Forbes saleyards receiving a multi-million dollar upgrade

The Forbes Central West Livestock Exchange (CWLE). Photo: Supplied
The Forbes Central West Livestock Exchange (CWLE). Photo: Supplied

A multi-million dollar upgrade to the Forbes saleyards will not only help lift yarding of cattle, but be an economic boom for the town.

The estimated $3.4 million expansion works at the Forbes Central West Livestock Exchange (CWLE) will expand on the existing cattle selling complex.

The works consists of improvements to truck parking areas, electrical works to increase lighting and security CCTV, expansion of the current covered yard area and installation of additional state of the art cattle yards.

This will lift yarding from 1800 to 2600 head of cattle per week, an increase of 41,600 per annum to a total of 105,000 head of cattle per year.

Forbes Mayor Phyllis Miller said the added advantage of the additional delivery pens will facilitate more efficient turnaround time for cattle spending less time in the selling centre.

“This will have a positive impact on animal welfare and transport operations,” Cr Miller said.

“The project will drive economic growth and productivity into the local community, creating jobs and new opportunities for Forbes.”

Forbes Shire Council has operated the Central West Livestock Exchange for many years.

This expansion phase will enhance the efficiency of operations and animal welfare standards to industry best practice levels.

The high profile facility has however been the subject of recent controversy with Forbes Shire Council being served with an improvement notice this year by the RMS.

This is as a result of 57 breaches of Chain of Responsibility legislation by livestock transport operators leaving the saleyards.

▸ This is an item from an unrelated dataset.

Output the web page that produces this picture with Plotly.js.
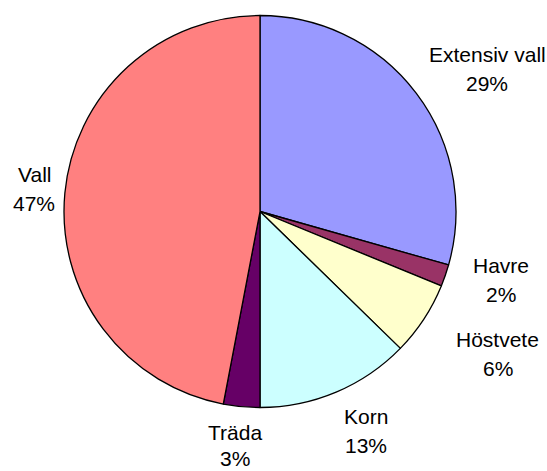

Forbes Shire Council General Manager Steve Loane states that Council is not the loading manager, and merely provides the facility.

“It’s just callous to whack the livestock industry with this now,” he said.

“The weighbridge would need to be remotely operated, because trucks come and go at all hours. The weighbridge would have to be capable of taking photos of the back, front and sides of a truck and identifying the truck driver.

“If a truck is overloaded, there would need to be extra yards to hold offloaded animals, another expense the Council doesn’t have reserves for.”

To further press Council’s case the Central West Livestock Exchange will host executives from the National Heavy Vehicle Regulator, administrators of the Chain of Responsibility legislation, including CEO, Mr Sal Petroccitto on Tuesday, November 6 from 1.30pm.

Council’s General Manager said “Council looks forward to hosting the National Regulators during an active sale at the CWLE to better develop their understanding of the complexity of the issue faced by saleyard owners.”